Eclectic traditions that go back to Baba Bulleh Shah and Waris Shah no longer exist. Punjab is not only poorer culturally, but materially as well. When the southern states took off in the 1990s, Punjab simply did not have the intellectual and entrepreneurial resources to match them. The wheat fields that once made Nehru say that he “gains blood” when he “comes to Punjab” are now mute witnesses to lost chances that will never return.

NE BIG CASUALTY of the process was the deracination of Punjabi literature. The Preet Nagar generation died a long time ago, but its legatees lived in a small block of Hauz Khas in Delhi. Amrita Pritam, Bhisham Sahni, Bhapa Pritam Singh and Kartar Singh Duggal—the last generation of great Punjabi poets, writers and publishers—met their end in Delhi, far away from Punjab. No doubt, there are writers in Punjab and new and experimental forms of writing continue, but the Punjab of one’s imagination does not exist anymore. There is, of course, a Punjabi identity, but it is more or less a Hindu one, located away from Punjab in other cities. Punjab itself is Sikh dominated.

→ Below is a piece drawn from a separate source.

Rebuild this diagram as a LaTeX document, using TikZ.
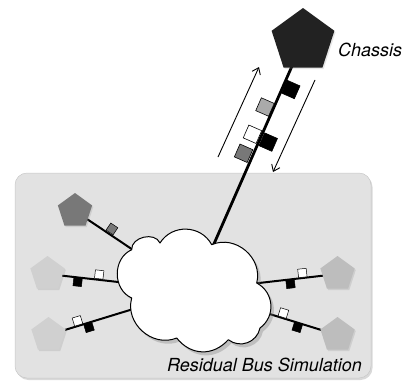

None of this would matter if peace was assured and Punjab were to rediscover its original rhythm. But such is the nature of politics in the Subcontinent that there is no end to divisiveness. One can hear a faint drumbeat for a separate Sikh nation once again. It is a small mercy that these noises come from abroad where some woolly-headed members of the Sikh diaspora seek to separate Punjab from India, again. Somehow, the quest for a heimat has more to do with their existential problems in places where they live and not with Punjab as such. In the meantime, the mixing of religion with politics has begun again in earnest after a lull of more than a quarter century. The lesson of those dreadful decades—never to mix two combustibles that even Merlin cannot control—has been lost. It is one of those moments of foreboding; hopefully, it will pass peacefully.